■ **What this task involves**
Narrow the data below down to the lines containing "code".

======

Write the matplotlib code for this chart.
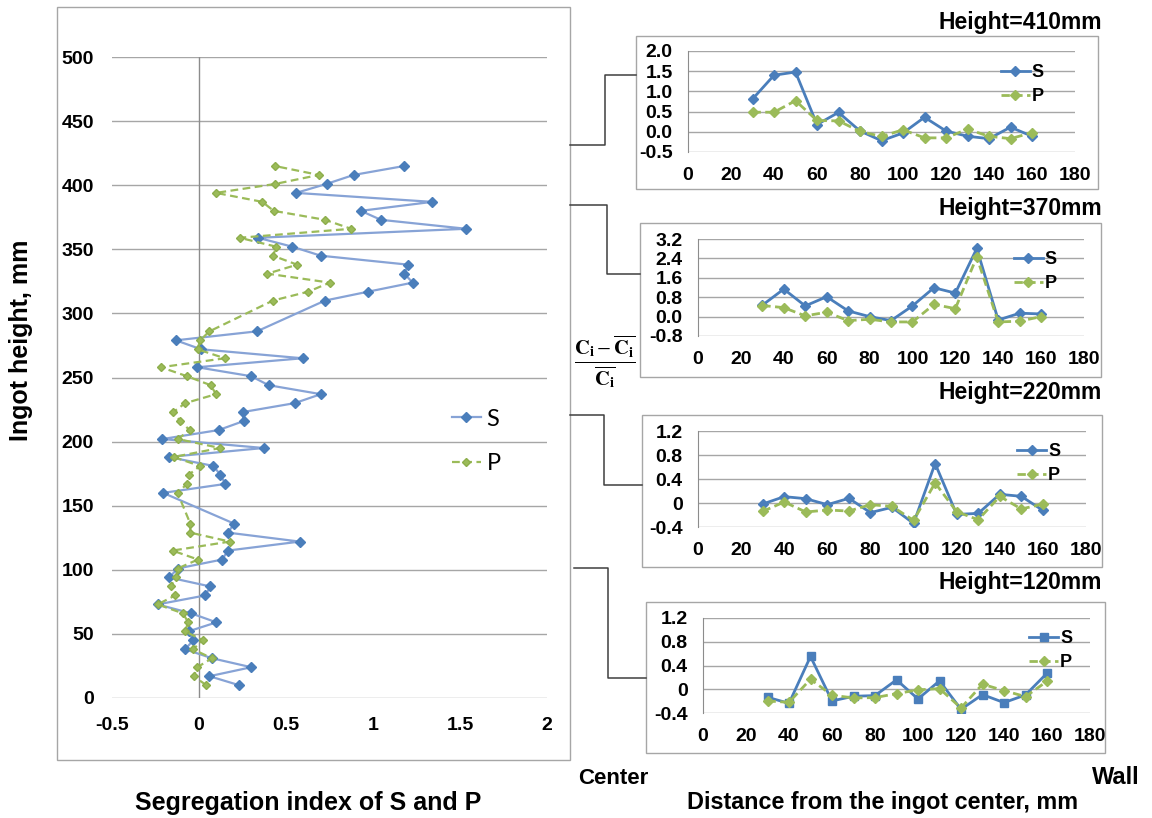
"""Segregation index of S and P along ingot height + radial profiles at 4 heights."""
import matplotlib

matplotlib.use("Agg")
import matplotlib.pyplot as plt
from matplotlib.lines import Line2D
from matplotlib.patches import Rectangle

# ---- data: left chart (ingot height, mm vs segregation index) ----
heights = [10, 17, 24, 31, 38, 45, 52, 59, 66, 73, 80, 87, 94, 101, 108, 115, 122, 129, 136,
           160, 167, 174, 181, 188, 195, 202, 209, 216, 223, 230, 237, 244, 251, 258, 265, 272,
           279, 286, 310, 317, 324, 331, 338, 345, 352, 359, 366, 373, 380, 387, 394, 401, 408, 415]
s_index = [0.23, 0.06, 0.30, 0.075, -0.08, -0.033, -0.06, 0.10, -0.044, -0.238, 0.036, 0.065,
           -0.171, -0.123, 0.133, 0.166, 0.579, 0.166, 0.202,
           -0.206, 0.152, 0.123, 0.083, -0.175, 0.371, -0.21, 0.113, 0.256, 0.25, 0.55, 0.70,
           0.40, 0.30, -0.01, 0.595, 0.012, -0.133, 0.333,
           0.724, 0.974, 1.228, 1.18, 1.203, 0.70, 0.537, 0.339, 1.536, 1.045, 0.93, 1.34,
           0.558, 0.733, 0.889, 1.18]
p_index = [0.042, -0.031, -0.01, 0.075, -0.035, 0.023, -0.081, -0.062, -0.092, -0.238, -0.137,
           -0.163, -0.131, -0.123, -0.006, -0.152, 0.177, -0.05, -0.05,
           -0.123, -0.069, -0.06, 0.006, -0.146, 0.121, -0.121, -0.054, -0.108, -0.148, -0.079,
           0.098, 0.067, -0.069, -0.219, 0.148, -0.008, 0.006, 0.06,
           0.425, 0.629, 0.751, 0.393, 0.564, 0.425, 0.445, 0.233, 0.874, 0.724, 0.429, 0.364,
           0.098, 0.439, 0.689, 0.435]

# ---- data: right charts (distance from center, mm) ----
dist = [30, 40, 50, 60, 70, 80, 90, 100, 110, 120, 130, 140, 150, 160]
s_410 = [0.81, 1.40, 1.48, 0.18, 0.48, 0.02, -0.22, -0.03, 0.36, 0.02, -0.11, -0.17, 0.115, -0.11]
p_410 = [0.485, 0.485, 0.77, 0.28, 0.27, 0.01, -0.115, 0.05, -0.15, -0.15, 0.065, -0.11, -0.17, -0.02]
s_370 = [0.47, 1.135, 0.44, 0.82, 0.235, 0.0, -0.166, 0.44, 1.19, 0.97, 2.81, -0.14, 0.14, 0.11]
p_370 = [0.457, 0.37, 0.03, 0.18, -0.166, -0.11, -0.22, -0.22, 0.50, 0.33, 2.46, -0.22, -0.19, 0.0]
s_220 = [-0.017, 0.106, 0.072, -0.028, 0.078, -0.16, -0.072, -0.34, 0.658, -0.19, -0.173, 0.145, 0.111, -0.123]
p_220 = [-0.14, 0.017, -0.15, -0.117, -0.134, -0.028, -0.056, -0.29, 0.334, -0.145, -0.279, 0.111, -0.10, -0.017]
s_120 = [-0.135, -0.237, 0.552, -0.197, -0.118, -0.107, 0.158, -0.163, 0.141, -0.338, -0.09, -0.225, -0.096, 0.27]
p_120 = [-0.197, -0.22, 0.169, -0.101, -0.146, -0.141, -0.073, -0.011, 0.011, -0.315, 0.085, -0.023, -0.124, 0.135]

panel_titles = ["Height=410mm", "Height=370mm", "Height=220mm", "Height=120mm"]
x_ticks = [0, 20, 40, 60, 80, 100, 120, 140, 160, 180]
y_ticks_410 = [-0.5, 0.0, 0.5, 1.0, 1.5, 2.0]
y_labels_410 = ["-0.5", "0.0", "0.5", "1.0", "1.5", "2.0"]
y_ticks_370 = [-0.8, 0.0, 0.8, 1.6, 2.4, 3.2]
y_labels_370 = ["-0.8", "0.0", "0.8", "1.6", "2.4", "3.2"]
y_ticks_small = [-0.4, 0.0, 0.4, 0.8, 1.2]
y_labels_small = ["-0.4", "0", "0.4", "0.8", "1.2"]

W, H = 1152, 818
BLUE = "#4A7EBB"
BLUE_LINE = "#87A3D6"
GREEN = "#9BBB59"
GRID = "#A6A6A6"
BOLD = dict(family="Liberation Sans", weight="bold")


def fig_box(x0, y0, x1, y1):
    """픽셀 좌표(좌상단 원점) → figure fraction [left, bottom, w, h]."""
    return [x0 / W, 1 - y1 / H, (x1 - x0) / W, (y1 - y0) / H]


def fx(x):
    return x / W


def fy(y):
    return 1 - y / H


fig = plt.figure(figsize=(W / 100, H / 100), dpi=100)

# outer frames
for x0, y0, x1, y1 in [(57, 7, 570, 760), (636, 36, 1098, 189), (640, 223, 1101, 377),
                       (642, 415, 1102, 567), (646, 602, 1105, 753)]:
    fig.add_artist(Rectangle((fx(x0), fy(y1)), fx(x1 - x0), (y1 - y0) / H,
                             transform=fig.transFigure, fill=False, edgecolor=GRID, lw=1))

# connector lines
for pts in [[(570, 145), (605, 145), (605, 75), (636, 75)],
            [(570, 205), (607, 205), (607, 274), (640, 274)],
            [(570, 415), (604, 415), (604, 485), (642, 485)],
            [(574, 568), (608, 568), (608, 678), (646, 678)]]:
    fig.add_artist(Line2D([fx(p[0]) for p in pts], [fy(p[1]) for p in pts],
                          transform=fig.transFigure, color="#3F3F3F", lw=1.1))

# ---- left chart ----
ax = fig.add_axes(fig_box(112, 57, 547, 698))
ax.plot(s_index, heights, color=BLUE_LINE, lw=1.6, marker="D", ms=5,
        mfc=BLUE, mec=BLUE, label="S")
ax.plot(p_index, heights, color=GREEN, lw=1.6, ls=(0, (3.5, 2)), marker="D", ms=4.5,
        mfc=GREEN, mec="#8DAE4C", label="P")
ax.set_xlim(-0.5, 2)
ax.set_ylim(0, 500)
ax.set_xticks([-0.5, 0, 0.5, 1, 1.5, 2])
ax.set_xticklabels(["-0.5", "0", "0.5", "1", "1.5", "2"])
ax.set_yticks(range(0, 501, 50))
for sp in ax.spines.values():
    sp.set_visible(False)
ax.axvline(0, color="#8C8C8C", lw=1, zorder=1)
ax.yaxis.grid(True, color=GRID, lw=1)
ax.set_axisbelow(True)
ax.tick_params(length=0, labelsize=14)
ax.tick_params(axis="y", pad=13)
ax.tick_params(axis="x", pad=14)
for lab in ax.get_xticklabels() + ax.get_yticklabels():
    lab.set_fontweight("bold")
    lab.set_family("Liberation Sans")
ax.legend(loc="upper left", bbox_to_anchor=(0.755, 0.47), frameon=False,
          prop={"family": "Lato", "size": 17}, handlelength=1.2, handletextpad=0.25,
          labelspacing=1.0, borderpad=0)

# ---- right charts ----
panels = [
    ((688, 51, 1075, 152), s_410, p_410, y_ticks_410, y_labels_410, "D", (0.785, 0.96), 22),
    ((698, 239, 1084, 336), s_370, p_370, y_ticks_370, y_labels_370, "D", (0.795, 0.97), 208),
    ((698, 431, 1086, 527), s_220, p_220, y_ticks_small, y_labels_small, "D", (0.80, 0.97), 393),
    ((703, 618, 1090, 713), s_120, p_120, y_ticks_small, y_labels_small, "s", (0.82, 0.97), 583),
]
for (box, s_vals, p_vals, yt, yl, smark, anchor, title_y), title in zip(panels, panel_titles):
    a = fig.add_axes(fig_box(*box))
    a.plot(dist, s_vals, color=BLUE, lw=2, marker=smark, ms=6 if smark == "s" else 5, label="S")
    a.plot(dist, p_vals, color=GREEN, lw=2, ls=(0, (3, 1.6)), marker="D", ms=5, label="P")
    a.set_xlim(0, 180)
    a.set_ylim(yt[0], yt[-1])
    a.set_xticks(x_ticks)
    a.set_yticks(yt)
    a.set_yticklabels(yl)
    for name in ["top", "right", "bottom"]:
        a.spines[name].set_visible(False)
    a.spines["left"].set_color("#8C8C8C")
    a.yaxis.grid(True, color=GRID, lw=1)
    a.set_axisbelow(True)
    a.tick_params(length=0, labelsize=14)
    a.tick_params(axis="y", pad=11)
    a.tick_params(axis="x", pad=11)
    for lab in a.get_xticklabels() + a.get_yticklabels():
        lab.set_fontweight("bold")
        lab.set_family("Liberation Sans")
    a.legend(loc="upper left", bbox_to_anchor=anchor, frameon=False,
             prop={"family": "Liberation Sans", "weight": "bold", "size": 13},
             handlelength=1.6, handletextpad=0.1, labelspacing=0.4, borderpad=0)
    fig.text(fx(1102), fy(title_y), title, ha="right", va="center", fontsize=16.5, **BOLD)

# texts
plt.rcParams["mathtext.fontset"] = "stix"
fig.text(fx(605), fy(362),
         r"$\frac{\mathbf{C}_{\mathbf{i}}-\overline{\mathbf{C}_{\mathbf{i}}}}"
         r"{\overline{\mathbf{C}_{\mathbf{i}}}}$",
         fontsize=21, ha="center", va="center")
fig.text(fx(21), fy(340), "Ingot height, mm", rotation=90, ha="center", va="center",
         fontsize=18, **BOLD)
fig.text(fx(308), fy(803), "Segregation index of S and P", ha="center", va="center",
         fontsize=18, **BOLD)
fig.text(fx(613), fy(778), "Center", ha="center", va="center", fontsize=16, **BOLD)
fig.text(fx(1116), fy(778), "Wall", ha="center", va="center", fontsize=17, **BOLD)
fig.text(fx(883), fy(803), "Distance from the ingot center, mm", ha="center", va="center",
         fontsize=16.8, **BOLD)

fig.savefig("out.png", dpi=100)
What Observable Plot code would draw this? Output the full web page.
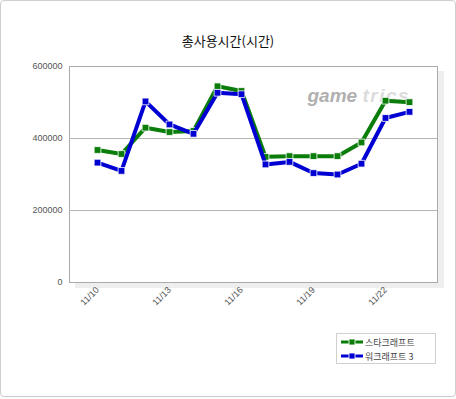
<!DOCTYPE html>
<html>
<head>
<meta charset="utf-8">
<script src="https://cdn.jsdelivr.net/npm/d3@7"></script>
<script src="https://cdn.jsdelivr.net/npm/@observablehq/plot@0.6"></script>
<style>
  html, body { margin: 0; padding: 0; background: #fff; }
  #wrap { position: relative; width: 456px; height: 399px; font-family: "Liberation Sans", "Noto Sans CJK KR", sans-serif; }
  #border { position: absolute; left: 0; top: 0; width: 454px; height: 395px; border: 1px solid #cfcfcf; border-radius: 4px; }
  #title { position: absolute; left: 0; width: 456px; top: 31px; text-align: center; font-size: 13px; color: #111; font-family: "Noto Sans CJK KR", sans-serif; }
  #chart { position: absolute; left: 0; top: 0; }
  #chart svg .shadow { filter: drop-shadow(6px 5px 0 #eeeeee); }
  #chart svg .wm2 text { letter-spacing: 1.5px; }
  #legend { position: absolute; left: 336px; top: 333px; width: 98px; height: 29px; border: 1px solid #d0d0d0; background: #fff; font-family: "Noto Sans CJK KR", sans-serif; font-size: 9px; color: #444; }
  #legend .item { position: absolute; left: 4px; height: 12px; display: flex; align-items: center; }
  #legend svg { margin-right: 2px; }
</style>
</head>
<body>
<div id="wrap">
  <div id="border"></div>
  <div id="chart"></div>
  <div id="title"></div>
  <div id="legend"></div>
</div>
<script>
const chartTitle = "총사용시간(시간)";
const dates = ["11/10","11/11","11/12","11/13","11/14","11/15","11/16","11/17","11/18","11/19","11/20","11/21","11/22","11/23"];
const xTickLabels = ["11/10","11/13","11/16","11/19","11/22"];
const yTicks = [0, 200000, 400000, 600000];
const seriesNames = ["스타크래프트", "워크래프트 3"];
const seriesColors = ["#0a7d0a", "#0000d2"];
const starcraft = [368000, 357000, 430000, 418000, 421000, 545000, 532000, 349000, 351000, 351000, 351000, 389000, 505000, 501000];
const warcraft  = [333000, 310000, 503000, 439000, 413000, 527000, 523000, 328000, 335000, 304000, 300000, 330000, 457000, 474000];
const watermark = ["game", "trics"];

const rows = [];
[starcraft, warcraft].forEach((vals, s) => {
  vals.forEach((v, i) => rows.push({date: dates[i], value: v, series: seriesNames[s]}));
});

const colorOf = Object.fromEntries(seriesNames.map((n, i) => [n, seriesColors[i]]));

const marks = [
  Plot.frame({fill: "white", stroke: "#aaaaaa", className: "shadow"}),
  Plot.gridY([200000, 400000], {stroke: "#b5b5b5", strokeOpacity: 1}),
  Plot.text([watermark[0]], {frameAnchor: "top-left", dx: 238, dy: 22, text: d => d, fill: "#b0b0b0", fontSize: 19, fontWeight: "bold", fontStyle: "italic", textAnchor: "start", fontFamily: "Liberation Sans, sans-serif"}),
  Plot.text([watermark[1]], {frameAnchor: "top-left", dx: 293, dy: 22, text: d => d, fill: "#dcdcdc", fontSize: 19, fontWeight: "bold", fontStyle: "italic", textAnchor: "start", fontFamily: "Liberation Sans, sans-serif", className: "wm2"}),
  Plot.axisX({ticks: xTickLabels, tickRotate: -45, tickSize: 0, tickPadding: 6, fontSize: 9, fill: "#555", label: null}),
  Plot.axisY({ticks: yTicks, tickFormat: d3.format("d"), tickSize: 0, tickPadding: 7, fontSize: 9, fill: "#555", label: null})
];
seriesNames.forEach(name => {
  const data = rows.filter(r => r.series === name);
  marks.push(Plot.line(data, {x: "date", y: "value", stroke: colorOf[name], strokeWidth: 4, strokeLinejoin: "miter"}));
  marks.push(Plot.dot(data, {x: "date", y: "value", symbol: "square", r: 3.8, fill: colorOf[name], stroke: "white", strokeWidth: 0.8}));
});

const plot = Plot.plot({
  width: 456,
  height: 399,
  marginLeft: 69,
  marginRight: 19,
  marginTop: 66,
  marginBottom: 117,
  x: {type: "point", domain: dates, padding: 1, axis: null},
  y: {domain: [0, 600000], axis: null},
  style: {background: "transparent", fontFamily: "Liberation Sans, Noto Sans CJK KR, sans-serif", overflow: "visible"},
  marks
});
document.getElementById("chart").appendChild(plot);
document.getElementById("title").textContent = chartTitle;

const legend = document.getElementById("legend");
seriesNames.forEach((name, i) => {
  const item = document.createElement("div");
  item.className = "item";
  item.style.top = (2 + i * 14) + "px";
  const c = colorOf[name];
  item.innerHTML = `<svg width="22" height="8"><line x1="0" x2="22" y1="4" y2="4" stroke="${c}" stroke-width="3"/><rect x="8" y="1" width="6" height="6" fill="${c}" stroke="white" stroke-width="0.8"/></svg><span></span>`;
  item.querySelector("span").textContent = name;
  legend.appendChild(item);
});
</script>
</body>
</html>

======

■ **Response below**
Write the matplotlib code for this chart.
What Observable Plot code would draw this? Output the full web page.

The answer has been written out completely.